━━━━━ THE RECORDS ━━━━━
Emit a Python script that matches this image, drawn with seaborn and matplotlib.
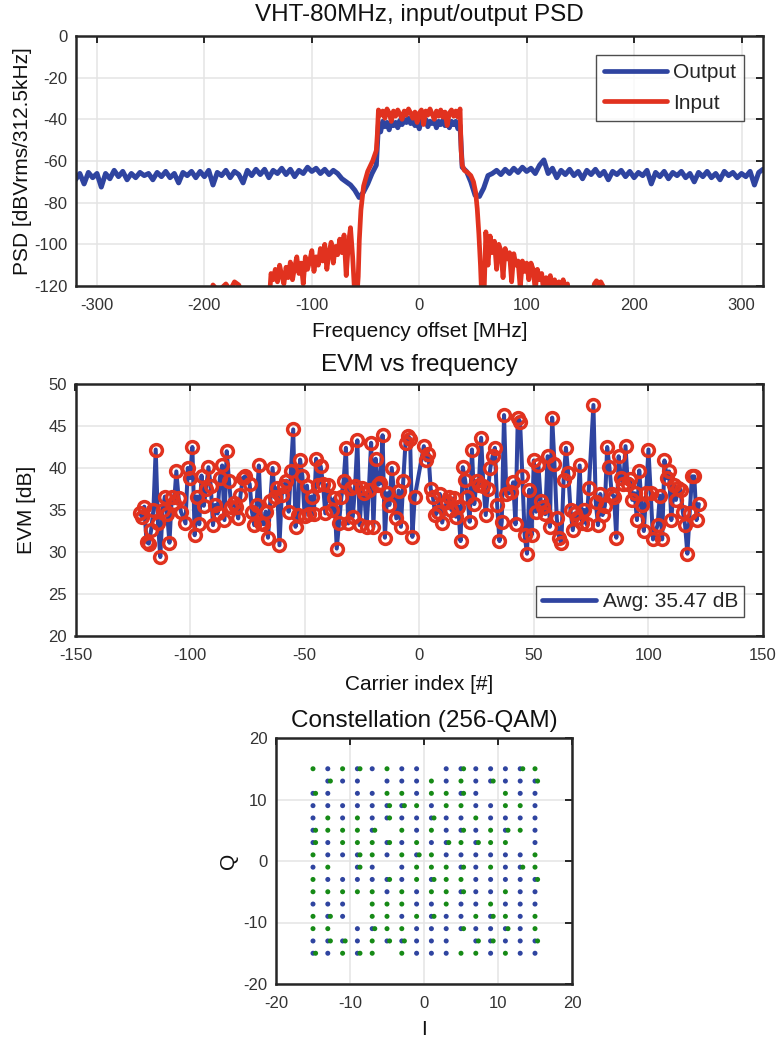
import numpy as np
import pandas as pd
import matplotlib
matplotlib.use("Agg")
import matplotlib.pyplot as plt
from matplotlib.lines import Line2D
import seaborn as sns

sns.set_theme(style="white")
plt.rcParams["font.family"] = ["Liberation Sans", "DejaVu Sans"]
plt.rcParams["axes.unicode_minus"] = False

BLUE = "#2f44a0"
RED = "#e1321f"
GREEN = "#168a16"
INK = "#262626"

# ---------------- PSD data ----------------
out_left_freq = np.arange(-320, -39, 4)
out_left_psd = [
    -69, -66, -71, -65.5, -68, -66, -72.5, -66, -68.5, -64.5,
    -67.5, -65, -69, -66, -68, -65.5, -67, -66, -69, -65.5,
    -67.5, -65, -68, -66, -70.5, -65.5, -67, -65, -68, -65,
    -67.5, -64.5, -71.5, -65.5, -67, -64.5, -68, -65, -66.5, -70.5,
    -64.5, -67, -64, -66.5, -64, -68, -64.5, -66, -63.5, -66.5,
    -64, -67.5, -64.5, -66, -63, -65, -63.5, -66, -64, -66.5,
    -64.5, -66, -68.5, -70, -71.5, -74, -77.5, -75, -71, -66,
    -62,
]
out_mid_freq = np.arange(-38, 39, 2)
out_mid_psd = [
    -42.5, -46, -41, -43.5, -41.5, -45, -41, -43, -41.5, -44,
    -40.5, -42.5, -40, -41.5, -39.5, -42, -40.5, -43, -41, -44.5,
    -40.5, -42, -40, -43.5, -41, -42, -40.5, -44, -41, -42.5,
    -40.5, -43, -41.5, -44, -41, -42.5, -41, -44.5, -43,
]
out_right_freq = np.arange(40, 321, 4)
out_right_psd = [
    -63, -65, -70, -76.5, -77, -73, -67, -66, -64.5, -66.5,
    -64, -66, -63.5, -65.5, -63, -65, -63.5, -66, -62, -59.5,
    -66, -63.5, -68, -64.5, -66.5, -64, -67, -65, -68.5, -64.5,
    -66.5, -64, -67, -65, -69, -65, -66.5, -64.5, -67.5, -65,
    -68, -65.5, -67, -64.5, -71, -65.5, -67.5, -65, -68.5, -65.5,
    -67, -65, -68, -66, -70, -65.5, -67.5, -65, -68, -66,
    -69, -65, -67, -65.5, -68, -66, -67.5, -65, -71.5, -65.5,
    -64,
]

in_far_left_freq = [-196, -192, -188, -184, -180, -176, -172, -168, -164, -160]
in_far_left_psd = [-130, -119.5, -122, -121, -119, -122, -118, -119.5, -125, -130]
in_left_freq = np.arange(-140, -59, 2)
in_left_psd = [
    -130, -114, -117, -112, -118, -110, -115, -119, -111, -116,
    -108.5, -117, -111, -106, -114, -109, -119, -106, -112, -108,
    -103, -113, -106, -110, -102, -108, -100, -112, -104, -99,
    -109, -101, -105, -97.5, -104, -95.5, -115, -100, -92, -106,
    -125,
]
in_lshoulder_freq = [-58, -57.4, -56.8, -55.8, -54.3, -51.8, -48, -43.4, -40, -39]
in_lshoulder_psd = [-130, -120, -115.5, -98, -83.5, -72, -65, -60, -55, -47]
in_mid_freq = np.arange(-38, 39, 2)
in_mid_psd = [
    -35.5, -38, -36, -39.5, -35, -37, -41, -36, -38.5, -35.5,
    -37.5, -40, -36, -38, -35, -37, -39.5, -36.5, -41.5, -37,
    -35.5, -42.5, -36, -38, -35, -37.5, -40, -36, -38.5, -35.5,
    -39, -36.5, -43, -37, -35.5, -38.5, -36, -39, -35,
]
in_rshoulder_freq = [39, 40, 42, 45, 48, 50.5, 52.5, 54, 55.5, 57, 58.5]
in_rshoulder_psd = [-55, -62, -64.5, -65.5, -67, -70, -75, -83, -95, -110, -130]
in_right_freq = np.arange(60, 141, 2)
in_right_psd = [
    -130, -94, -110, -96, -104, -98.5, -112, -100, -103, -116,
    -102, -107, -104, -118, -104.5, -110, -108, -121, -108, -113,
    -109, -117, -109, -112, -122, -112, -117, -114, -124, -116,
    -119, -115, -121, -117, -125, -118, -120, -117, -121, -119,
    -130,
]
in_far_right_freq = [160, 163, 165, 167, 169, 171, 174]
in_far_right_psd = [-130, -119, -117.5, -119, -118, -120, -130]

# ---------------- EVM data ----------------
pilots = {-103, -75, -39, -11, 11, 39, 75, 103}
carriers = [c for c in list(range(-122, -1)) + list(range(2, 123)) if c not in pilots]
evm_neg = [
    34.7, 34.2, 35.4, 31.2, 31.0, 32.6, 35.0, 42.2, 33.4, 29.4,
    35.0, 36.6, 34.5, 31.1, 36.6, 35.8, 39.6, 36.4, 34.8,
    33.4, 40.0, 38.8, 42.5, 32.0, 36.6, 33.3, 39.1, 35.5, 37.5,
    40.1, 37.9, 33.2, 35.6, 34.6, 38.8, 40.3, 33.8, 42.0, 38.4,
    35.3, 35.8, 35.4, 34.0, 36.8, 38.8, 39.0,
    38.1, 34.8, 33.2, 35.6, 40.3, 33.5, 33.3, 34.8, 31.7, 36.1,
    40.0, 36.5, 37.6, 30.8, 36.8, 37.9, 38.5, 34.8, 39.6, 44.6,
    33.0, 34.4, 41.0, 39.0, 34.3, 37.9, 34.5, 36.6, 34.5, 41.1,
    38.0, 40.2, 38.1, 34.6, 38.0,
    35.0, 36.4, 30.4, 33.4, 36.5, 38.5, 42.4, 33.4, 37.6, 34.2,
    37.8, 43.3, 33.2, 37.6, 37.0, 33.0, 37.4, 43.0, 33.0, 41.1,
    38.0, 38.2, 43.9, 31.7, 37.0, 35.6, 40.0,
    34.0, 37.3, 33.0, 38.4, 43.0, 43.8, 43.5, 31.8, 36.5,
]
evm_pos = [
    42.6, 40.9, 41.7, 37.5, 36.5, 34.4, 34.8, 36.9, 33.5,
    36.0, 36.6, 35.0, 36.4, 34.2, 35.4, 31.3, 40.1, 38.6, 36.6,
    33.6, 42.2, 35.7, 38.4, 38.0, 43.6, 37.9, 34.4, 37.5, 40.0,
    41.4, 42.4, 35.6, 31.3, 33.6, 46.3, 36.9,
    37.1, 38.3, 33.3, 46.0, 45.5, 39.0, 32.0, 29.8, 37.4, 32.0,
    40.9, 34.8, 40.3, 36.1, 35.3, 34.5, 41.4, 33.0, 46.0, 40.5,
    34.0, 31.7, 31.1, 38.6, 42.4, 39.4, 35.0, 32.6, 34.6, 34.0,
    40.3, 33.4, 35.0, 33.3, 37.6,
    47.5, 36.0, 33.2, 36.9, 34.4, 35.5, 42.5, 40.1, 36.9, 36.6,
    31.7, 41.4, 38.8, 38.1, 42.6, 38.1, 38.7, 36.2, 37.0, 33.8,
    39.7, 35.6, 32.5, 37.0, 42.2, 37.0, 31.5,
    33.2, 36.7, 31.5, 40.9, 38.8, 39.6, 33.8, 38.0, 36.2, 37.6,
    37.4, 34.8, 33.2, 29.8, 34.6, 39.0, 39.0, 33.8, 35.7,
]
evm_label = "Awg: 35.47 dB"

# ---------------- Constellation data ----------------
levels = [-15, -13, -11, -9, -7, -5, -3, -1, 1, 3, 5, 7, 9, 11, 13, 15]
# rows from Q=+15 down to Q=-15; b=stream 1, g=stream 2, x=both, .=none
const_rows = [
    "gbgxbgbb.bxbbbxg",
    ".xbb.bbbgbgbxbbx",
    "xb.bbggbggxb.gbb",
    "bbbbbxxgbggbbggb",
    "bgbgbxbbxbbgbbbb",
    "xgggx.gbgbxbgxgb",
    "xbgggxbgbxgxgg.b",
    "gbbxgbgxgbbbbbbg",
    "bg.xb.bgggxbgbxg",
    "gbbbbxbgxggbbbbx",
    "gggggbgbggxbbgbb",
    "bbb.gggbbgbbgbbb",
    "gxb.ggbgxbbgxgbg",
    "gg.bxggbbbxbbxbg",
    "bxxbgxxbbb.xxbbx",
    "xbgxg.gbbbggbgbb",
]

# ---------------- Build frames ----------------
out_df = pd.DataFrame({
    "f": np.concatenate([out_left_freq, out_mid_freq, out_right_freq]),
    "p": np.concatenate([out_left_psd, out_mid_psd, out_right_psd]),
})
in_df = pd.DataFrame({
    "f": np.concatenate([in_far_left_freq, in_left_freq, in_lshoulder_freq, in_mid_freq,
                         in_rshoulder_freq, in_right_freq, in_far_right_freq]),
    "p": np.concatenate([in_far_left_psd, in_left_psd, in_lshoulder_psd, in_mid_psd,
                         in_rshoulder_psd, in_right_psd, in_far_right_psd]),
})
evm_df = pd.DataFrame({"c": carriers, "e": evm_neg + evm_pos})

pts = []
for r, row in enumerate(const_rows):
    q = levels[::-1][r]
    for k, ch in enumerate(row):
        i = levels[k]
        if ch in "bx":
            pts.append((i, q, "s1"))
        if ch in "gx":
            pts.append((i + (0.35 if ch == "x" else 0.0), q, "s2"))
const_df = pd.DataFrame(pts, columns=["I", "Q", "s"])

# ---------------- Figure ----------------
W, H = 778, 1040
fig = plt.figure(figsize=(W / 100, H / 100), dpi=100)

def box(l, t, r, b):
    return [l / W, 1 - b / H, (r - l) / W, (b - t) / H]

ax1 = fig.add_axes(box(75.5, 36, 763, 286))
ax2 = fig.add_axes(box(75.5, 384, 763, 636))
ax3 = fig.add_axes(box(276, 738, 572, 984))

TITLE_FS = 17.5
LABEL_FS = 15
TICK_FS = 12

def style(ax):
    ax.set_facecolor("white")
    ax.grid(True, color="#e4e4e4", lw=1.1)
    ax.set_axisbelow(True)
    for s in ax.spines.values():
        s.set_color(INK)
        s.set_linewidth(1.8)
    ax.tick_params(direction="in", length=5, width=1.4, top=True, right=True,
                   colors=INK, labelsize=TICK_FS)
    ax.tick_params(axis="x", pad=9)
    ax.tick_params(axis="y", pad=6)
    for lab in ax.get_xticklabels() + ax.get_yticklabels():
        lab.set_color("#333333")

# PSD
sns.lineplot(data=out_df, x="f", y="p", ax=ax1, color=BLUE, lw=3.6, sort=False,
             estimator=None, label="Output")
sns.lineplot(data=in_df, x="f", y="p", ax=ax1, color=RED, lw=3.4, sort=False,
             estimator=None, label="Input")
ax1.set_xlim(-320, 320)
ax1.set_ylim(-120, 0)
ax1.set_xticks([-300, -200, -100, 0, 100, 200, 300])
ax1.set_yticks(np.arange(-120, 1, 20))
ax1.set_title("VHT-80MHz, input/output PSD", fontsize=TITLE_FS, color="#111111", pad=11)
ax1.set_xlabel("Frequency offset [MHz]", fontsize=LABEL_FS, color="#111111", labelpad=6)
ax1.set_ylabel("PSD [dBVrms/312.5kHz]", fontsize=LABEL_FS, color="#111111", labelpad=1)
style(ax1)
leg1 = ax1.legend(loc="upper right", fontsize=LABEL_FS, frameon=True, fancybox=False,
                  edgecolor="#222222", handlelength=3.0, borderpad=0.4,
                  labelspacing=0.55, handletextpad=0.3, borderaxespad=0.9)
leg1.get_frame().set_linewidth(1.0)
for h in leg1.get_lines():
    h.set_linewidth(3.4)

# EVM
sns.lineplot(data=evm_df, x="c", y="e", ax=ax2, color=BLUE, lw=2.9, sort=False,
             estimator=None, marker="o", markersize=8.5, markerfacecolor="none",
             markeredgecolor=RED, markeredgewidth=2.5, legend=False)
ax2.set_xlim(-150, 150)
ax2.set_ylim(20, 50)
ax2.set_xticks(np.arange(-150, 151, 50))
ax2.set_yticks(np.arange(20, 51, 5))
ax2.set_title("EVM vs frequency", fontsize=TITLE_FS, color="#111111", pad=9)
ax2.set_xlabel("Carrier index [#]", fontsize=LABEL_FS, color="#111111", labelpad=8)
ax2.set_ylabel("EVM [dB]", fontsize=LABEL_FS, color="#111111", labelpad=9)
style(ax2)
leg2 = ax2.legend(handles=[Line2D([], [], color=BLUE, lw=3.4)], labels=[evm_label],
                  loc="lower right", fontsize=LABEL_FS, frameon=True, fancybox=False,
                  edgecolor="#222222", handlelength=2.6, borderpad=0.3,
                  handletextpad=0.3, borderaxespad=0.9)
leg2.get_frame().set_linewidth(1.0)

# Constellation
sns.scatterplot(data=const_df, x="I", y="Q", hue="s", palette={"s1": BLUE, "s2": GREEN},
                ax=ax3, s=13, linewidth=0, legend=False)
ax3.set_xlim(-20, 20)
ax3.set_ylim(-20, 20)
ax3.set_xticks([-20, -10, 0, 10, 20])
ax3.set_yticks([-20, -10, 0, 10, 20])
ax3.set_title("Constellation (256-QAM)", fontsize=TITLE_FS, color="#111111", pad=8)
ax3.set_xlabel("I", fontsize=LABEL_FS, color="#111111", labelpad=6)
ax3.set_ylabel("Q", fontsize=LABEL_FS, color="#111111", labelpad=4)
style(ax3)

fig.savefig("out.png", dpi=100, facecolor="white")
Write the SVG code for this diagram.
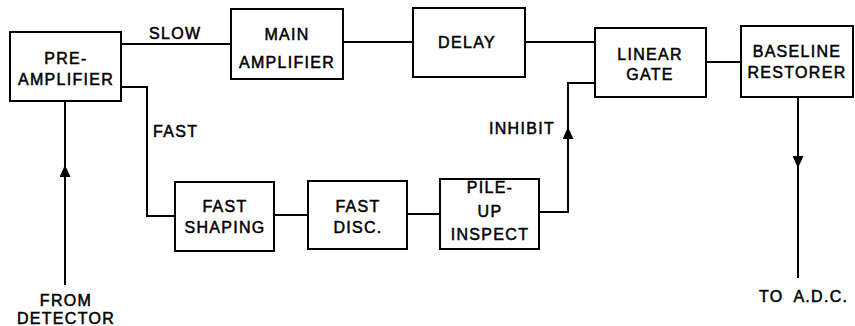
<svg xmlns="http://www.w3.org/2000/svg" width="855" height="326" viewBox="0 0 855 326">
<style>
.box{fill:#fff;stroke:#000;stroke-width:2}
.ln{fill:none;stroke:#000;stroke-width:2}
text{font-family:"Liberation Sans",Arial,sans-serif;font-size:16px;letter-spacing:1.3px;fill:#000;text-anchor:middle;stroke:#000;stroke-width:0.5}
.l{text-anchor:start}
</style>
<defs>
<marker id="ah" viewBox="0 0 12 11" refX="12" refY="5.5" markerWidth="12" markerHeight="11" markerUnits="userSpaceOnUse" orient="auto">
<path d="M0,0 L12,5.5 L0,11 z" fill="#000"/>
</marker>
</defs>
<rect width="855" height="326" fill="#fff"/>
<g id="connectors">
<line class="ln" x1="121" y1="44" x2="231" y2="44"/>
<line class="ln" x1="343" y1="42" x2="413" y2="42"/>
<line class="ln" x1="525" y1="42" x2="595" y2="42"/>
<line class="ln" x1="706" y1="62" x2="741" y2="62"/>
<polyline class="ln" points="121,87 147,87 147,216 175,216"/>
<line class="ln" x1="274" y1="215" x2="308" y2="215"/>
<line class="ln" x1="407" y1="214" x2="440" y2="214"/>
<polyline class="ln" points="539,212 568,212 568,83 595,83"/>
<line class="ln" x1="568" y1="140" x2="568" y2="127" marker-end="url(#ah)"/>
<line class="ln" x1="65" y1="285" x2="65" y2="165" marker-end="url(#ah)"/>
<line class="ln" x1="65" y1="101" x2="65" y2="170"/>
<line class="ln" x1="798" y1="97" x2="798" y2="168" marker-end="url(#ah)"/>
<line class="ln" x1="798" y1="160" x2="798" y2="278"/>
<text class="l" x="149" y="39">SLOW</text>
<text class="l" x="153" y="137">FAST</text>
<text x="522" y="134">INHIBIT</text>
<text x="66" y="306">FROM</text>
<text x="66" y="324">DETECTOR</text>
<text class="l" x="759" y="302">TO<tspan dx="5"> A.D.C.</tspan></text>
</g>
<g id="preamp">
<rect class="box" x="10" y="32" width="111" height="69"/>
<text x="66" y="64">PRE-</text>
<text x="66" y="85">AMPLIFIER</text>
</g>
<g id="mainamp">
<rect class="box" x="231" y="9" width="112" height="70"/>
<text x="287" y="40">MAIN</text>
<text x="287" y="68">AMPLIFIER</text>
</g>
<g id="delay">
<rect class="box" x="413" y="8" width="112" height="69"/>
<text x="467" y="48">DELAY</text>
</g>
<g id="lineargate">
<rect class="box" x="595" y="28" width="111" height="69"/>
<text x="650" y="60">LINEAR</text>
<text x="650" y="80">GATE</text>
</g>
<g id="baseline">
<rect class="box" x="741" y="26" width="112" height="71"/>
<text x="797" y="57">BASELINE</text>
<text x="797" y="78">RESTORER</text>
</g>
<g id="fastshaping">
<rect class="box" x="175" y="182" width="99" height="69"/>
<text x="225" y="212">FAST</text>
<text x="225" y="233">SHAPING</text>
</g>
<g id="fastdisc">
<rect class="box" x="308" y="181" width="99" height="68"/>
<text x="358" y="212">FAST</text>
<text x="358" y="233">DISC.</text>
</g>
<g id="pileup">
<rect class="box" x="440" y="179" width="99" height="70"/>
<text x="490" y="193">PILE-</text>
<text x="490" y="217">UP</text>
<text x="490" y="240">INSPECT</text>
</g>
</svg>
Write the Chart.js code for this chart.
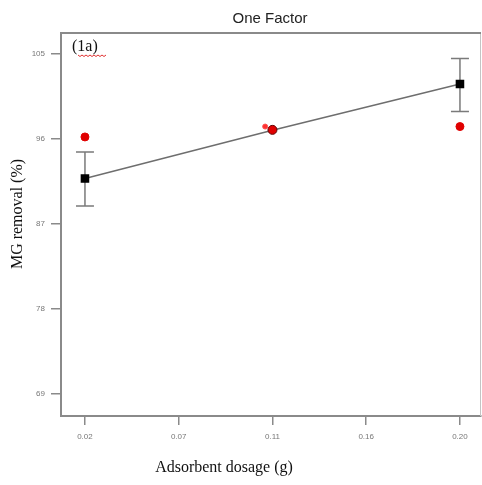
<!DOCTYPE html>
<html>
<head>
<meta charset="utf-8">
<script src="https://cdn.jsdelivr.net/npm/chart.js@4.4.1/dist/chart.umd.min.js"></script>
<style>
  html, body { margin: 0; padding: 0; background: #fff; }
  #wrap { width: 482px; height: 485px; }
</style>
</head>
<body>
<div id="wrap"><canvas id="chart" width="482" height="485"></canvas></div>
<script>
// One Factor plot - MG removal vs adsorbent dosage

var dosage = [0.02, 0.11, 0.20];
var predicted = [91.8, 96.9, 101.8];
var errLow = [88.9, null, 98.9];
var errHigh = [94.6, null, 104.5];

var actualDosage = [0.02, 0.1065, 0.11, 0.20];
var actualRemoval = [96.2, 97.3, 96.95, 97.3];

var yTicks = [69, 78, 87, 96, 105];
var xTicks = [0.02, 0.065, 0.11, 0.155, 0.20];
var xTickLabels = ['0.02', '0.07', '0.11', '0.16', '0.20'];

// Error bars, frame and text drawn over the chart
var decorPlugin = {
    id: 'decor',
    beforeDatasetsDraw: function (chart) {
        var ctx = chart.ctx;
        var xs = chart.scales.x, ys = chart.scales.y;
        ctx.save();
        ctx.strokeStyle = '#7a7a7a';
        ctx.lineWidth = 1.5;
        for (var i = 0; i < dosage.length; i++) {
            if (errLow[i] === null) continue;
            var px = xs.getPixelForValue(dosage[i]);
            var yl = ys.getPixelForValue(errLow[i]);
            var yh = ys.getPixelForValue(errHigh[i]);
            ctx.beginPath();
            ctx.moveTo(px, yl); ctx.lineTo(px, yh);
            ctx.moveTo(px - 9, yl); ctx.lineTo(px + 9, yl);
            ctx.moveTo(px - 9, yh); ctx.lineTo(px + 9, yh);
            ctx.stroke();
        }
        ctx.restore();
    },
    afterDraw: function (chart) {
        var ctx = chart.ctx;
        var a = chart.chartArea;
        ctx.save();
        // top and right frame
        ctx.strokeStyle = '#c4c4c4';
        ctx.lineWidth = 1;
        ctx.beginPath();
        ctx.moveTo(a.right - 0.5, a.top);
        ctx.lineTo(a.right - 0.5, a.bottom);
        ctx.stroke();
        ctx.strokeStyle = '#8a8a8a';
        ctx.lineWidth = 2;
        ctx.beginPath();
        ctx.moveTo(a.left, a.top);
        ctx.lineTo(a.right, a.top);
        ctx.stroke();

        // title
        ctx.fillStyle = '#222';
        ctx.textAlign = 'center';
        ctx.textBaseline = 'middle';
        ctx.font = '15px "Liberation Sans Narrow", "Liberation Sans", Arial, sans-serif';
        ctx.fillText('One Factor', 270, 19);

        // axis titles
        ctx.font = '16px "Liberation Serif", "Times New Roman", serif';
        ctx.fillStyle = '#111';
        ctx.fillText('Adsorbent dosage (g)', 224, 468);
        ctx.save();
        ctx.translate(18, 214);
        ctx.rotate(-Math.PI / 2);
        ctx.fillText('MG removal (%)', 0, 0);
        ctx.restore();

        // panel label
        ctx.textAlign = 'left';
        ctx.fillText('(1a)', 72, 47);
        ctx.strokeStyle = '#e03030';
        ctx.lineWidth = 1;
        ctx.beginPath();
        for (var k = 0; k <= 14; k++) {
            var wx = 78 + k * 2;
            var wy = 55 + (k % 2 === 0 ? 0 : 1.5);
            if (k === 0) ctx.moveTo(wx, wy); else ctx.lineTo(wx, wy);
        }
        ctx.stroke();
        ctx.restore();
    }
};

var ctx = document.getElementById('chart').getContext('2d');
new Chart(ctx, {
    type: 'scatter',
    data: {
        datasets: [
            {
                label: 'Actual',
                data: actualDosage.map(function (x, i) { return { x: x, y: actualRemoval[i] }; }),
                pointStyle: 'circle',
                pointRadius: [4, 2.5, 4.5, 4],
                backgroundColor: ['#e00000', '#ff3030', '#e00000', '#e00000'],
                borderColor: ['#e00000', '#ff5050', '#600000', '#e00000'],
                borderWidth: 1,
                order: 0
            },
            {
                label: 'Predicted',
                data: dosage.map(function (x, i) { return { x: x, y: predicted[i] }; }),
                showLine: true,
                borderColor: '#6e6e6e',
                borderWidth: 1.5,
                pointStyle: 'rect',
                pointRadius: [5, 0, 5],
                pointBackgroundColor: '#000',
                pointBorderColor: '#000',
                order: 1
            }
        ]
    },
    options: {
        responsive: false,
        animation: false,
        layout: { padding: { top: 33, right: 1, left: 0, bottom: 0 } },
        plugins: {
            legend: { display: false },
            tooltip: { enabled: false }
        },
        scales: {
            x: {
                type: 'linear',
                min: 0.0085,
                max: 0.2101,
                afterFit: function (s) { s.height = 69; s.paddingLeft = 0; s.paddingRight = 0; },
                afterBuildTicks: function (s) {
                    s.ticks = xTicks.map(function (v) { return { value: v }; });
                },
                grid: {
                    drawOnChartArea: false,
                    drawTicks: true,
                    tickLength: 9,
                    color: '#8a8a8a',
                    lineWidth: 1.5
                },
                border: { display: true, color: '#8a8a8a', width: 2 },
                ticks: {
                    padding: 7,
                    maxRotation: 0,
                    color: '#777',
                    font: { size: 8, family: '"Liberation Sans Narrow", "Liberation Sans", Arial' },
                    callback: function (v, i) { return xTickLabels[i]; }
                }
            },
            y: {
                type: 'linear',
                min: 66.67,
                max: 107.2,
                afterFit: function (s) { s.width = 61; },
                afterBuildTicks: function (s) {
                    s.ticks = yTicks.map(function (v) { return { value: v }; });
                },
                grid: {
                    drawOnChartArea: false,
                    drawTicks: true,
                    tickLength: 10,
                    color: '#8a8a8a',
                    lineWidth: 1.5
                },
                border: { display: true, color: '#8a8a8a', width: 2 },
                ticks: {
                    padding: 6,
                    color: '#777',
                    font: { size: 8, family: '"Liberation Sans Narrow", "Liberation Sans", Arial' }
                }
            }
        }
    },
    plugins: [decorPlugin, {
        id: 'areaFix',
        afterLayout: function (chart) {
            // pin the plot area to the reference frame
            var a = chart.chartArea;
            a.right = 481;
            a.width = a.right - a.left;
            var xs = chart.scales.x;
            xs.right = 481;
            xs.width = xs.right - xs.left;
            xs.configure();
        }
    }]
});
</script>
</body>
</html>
━━━━━
• **AIM**:
Print the entries as they stand, first line through the line holding "import seaborn as sns", with every picture removed.

• **WORKED SOLUTION**:
Emit a Python script that matches this image, drawn with seaborn and matplotlib.
import numpy as np
import pandas as pd
import matplotlib
matplotlib.use("Agg")
import matplotlib.pyplot as plt
from matplotlib.lines import Line2D
import seaborn as sns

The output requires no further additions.